Chennai, India +91

J.C. Kumarappa

(1892 – 1960) – (Tamilnadu)

J.C. Kumarappa (Aged 68) the son of Joseph Chelladurai Cornelius, was born on January 4, 1892. He was an Indian economist and a close associate of Mahatma Gandhi. Kumarappa is credited for developing economic theories based on Gandhism and is a pioneer of rural economic development theories. He coined the term “Gandhian economics” to describe this school of economic thought.

S.D. Cornelius, one of the famous old boys of William Miller, the Principal of Madras Christian College, sent his illustrious sons JC Cornelius and Benjamin Cornelius to Doveton School and later to Madras Christian College. After becoming followers of Gandhi, the brothers adopted their grandfather’s name, Kumarappa, and were hailed as the Kumarappa brothers. Kumarappa’s older sister, E.S. Appasamy, became a notable educator and social worker in Madras.

After returning to India, Kumarappa published an article on the British tax policy and its exploitation of the Indian economy. He met Gandhi in 1929 and prepared an economic survey of rural Gujarat at Gandhi’s request, which he published as “A Survey of Matar Taluka in the Kheda District” (1931).
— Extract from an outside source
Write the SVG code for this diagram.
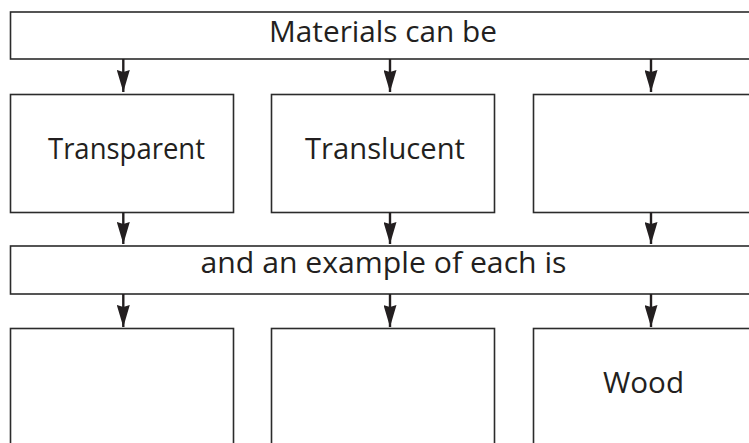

He strongly supported Gandhi’s idea of village industries and promoted Village Industries Associations.

Kumarappa worked as a professor of economics at the Gujarat Vidyapith in Ahmedabad and served as the editor of Young India during the Salt Satyagraha from May 1930 to February 1931. He helped found and organize the All India Village Industries Association in 1935 and was imprisoned for more than a year during the Quit India movement. He wrote two books during his imprisonment.

Kumarappa argued that forests should be managed with the goal of water conservation rather than revenue maximization, but the British and Nehru governments paid little attention to this. Historian Ramachandra Guha called Kumarappa “The Green Gandhian,” portraying him as the founder of modern environmentalism in India. Kumarappa passed away on January 30, 1960. After his death, the Kumarappa Institute of Gram Swaraj was founded in his honor.